La clairière où Dieu amène Adam pour faire défiler devant lui toutes les bêtes créées, on ne sait pas où c’est. Mais on sait avec certitude que c’est au chapitre deux de la Genèse, dans les versets 19 et 20, quand Adam se met à parler. C’est ce jour où l’homme se sert de sa langue pour la première fois. Jusque-là Dieu seul a nommé, et créé en les nommant, le jour et la nuit, les montagnes, les eaux et les grandes étoiles. Puis il change de technique, Il se tait. L’homme, Il ne le crée pas en le nommant, Il le fabrique muettement avec de la terre, puis, dans la sombre foulée, toujours taciturne, Il fabrique aussi avec de la terre tous les animaux. Tout cela est sans nom. Voilà les versets : « Alors Yahvé Elohim forma du sol toute bête des champs et tout oiseau des cieux, il les amena vers l’homme pour voir comment il les appellerait et pour que tout animal vivant ait pour nom celui dont l’homme l’appellerait. L’homme cria donc le nom de tous les bestiaux, les oiseaux des cieux, tous les animaux des champs. » Tout cela a un nom. Toute cette argile corruptible est nommée comme furent nommés les grands incorruptibles, la nuit, les luminaires. Le Middrach Rabba rapporte, par la bouche de Rabbi Acha, que les anges, ces espèces de luminaires, furent jaloux et dirent : « Cet homme, quelle est sa qualité ? — Sa sagesse est plus grande que la vôtre ! — Le Saint béni soit-Il fit alors défiler le bétail, les bêtes sauvages et les volatiles devant les anges en leur demandant chaque fois : Celui-ci, quel est son nom ? Ils ne surent pas. Il les fit ensuite défiler devant l’homme en lui demandant chaque fois : Celui-ci, quel est son nom ? Et Adam répondit : Celui-ci taureau, celui-là âne, celui-ci cheval, celui-là chameau ».

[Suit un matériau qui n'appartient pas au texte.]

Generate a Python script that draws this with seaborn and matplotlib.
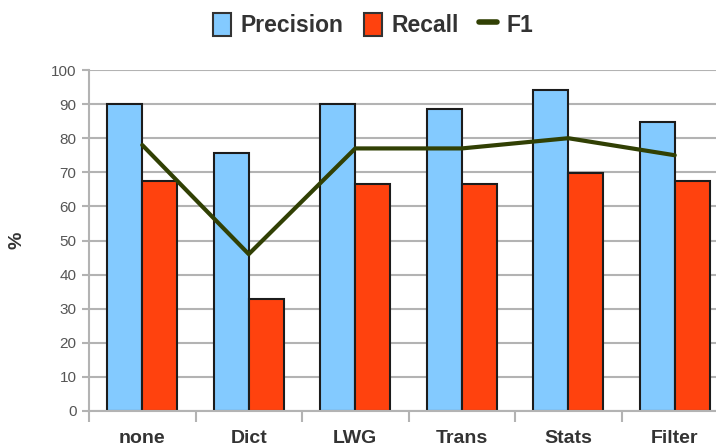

Celui-ci renard, celui-là morio.
Dieu ne dit rien. Il est tacitement d’accord.

Moscou, le 1er février 1928. C’est le soir, la neige, la nuit. Il quitte la ville. Il a été berné sur toute la ligne. Tout fout le camp, les femmes, le marxisme-léninisme, le messie en panne, Goethe et Baudelaire qui sont des bavards. La pensée est un leurre, c’est un inextricable bavardage qui tombe du ciel comme tombe une pierre. Tout fout le camp : Marx et les anges, le tigre et la carpe, les murs de Jéricho et ceux du Palais d’Hiver, on ne peut plus les faire tenir ensemble, ils sont en morceaux éparpillés sur la neige. On est un bavard, la dialectique est un propos d’almanach pour tirer à la ligne, relancer la chaîne de Babel, on doit se taire. Asja, qu’il aime et n’a pas touchée pendant deux mois, qui l’a fait lanterner et la servir comme un chien, Asja a daigné venir pour l’adieu, elle est soulagée de s’en débarrasser. Elle a appelé un traîneau par téléphone, Benjamin monte dans le traîneau. Le traîneau glisse. Asja reste là sur le trottoir et fait des signes. « J’ai répondu, depuis le traîneau, par des signes. D’abord, elle a semblé marcher en se retournant, puis je ne l’ai plus vue. Avec la grande valise sur mes genoux, je suis allé en pleurant, par les rues crépusculaires, à la gare ». Ainsi s’achève le Journal de Moscou.
On peut imaginer qu’à la gare, il est très en avance. Le train est déjà là cependant, il est vide. Il y monte. La pénible valise avec ses bouquins, sa dialectique de plomb, est hissée à côté de lui, c’est déjà ça. Il est sur le banc de bois, glacé, tout occupé du petit brasier de ses larmes. Il a ôté ses lunettes pour pleurer. Il est plié, la tête et les épaules effondrées, rien ne pourra le redresser. Il est esclave en Égypte. Ce banc de bois vide devant lui, c’est son malheur. Ces halos jaunes des lampadaires sur le quai vide, c’est son malheur. Ces petites formes sombres qui s’agitent par à-coups sur le quai vide, qui sautent et s’ébrouent dans la neige, qu’il voit mal, ce ne peut être que son malheur aussi. Il remet ses lunettes. Il regarde résolument les figures qui marchent dans la trouée jaune du lampadaire. Il ne pleure plus. Il dit : des corneilles. Des corneilles mantelées. Krähe, Nebel Krähe. En tchèque, c’est kavka. Il est dans la clairière du premier langage. Il se redresse. Il est un fils d’Adam. Il peut recommencer, il va recommencer — la philosophie allemande, Goethe, le Messie.

Pierre Michon, Trois noms de bêtes pour W.B., La Quinzaine littéraire n° 865, 16 novembre 2003.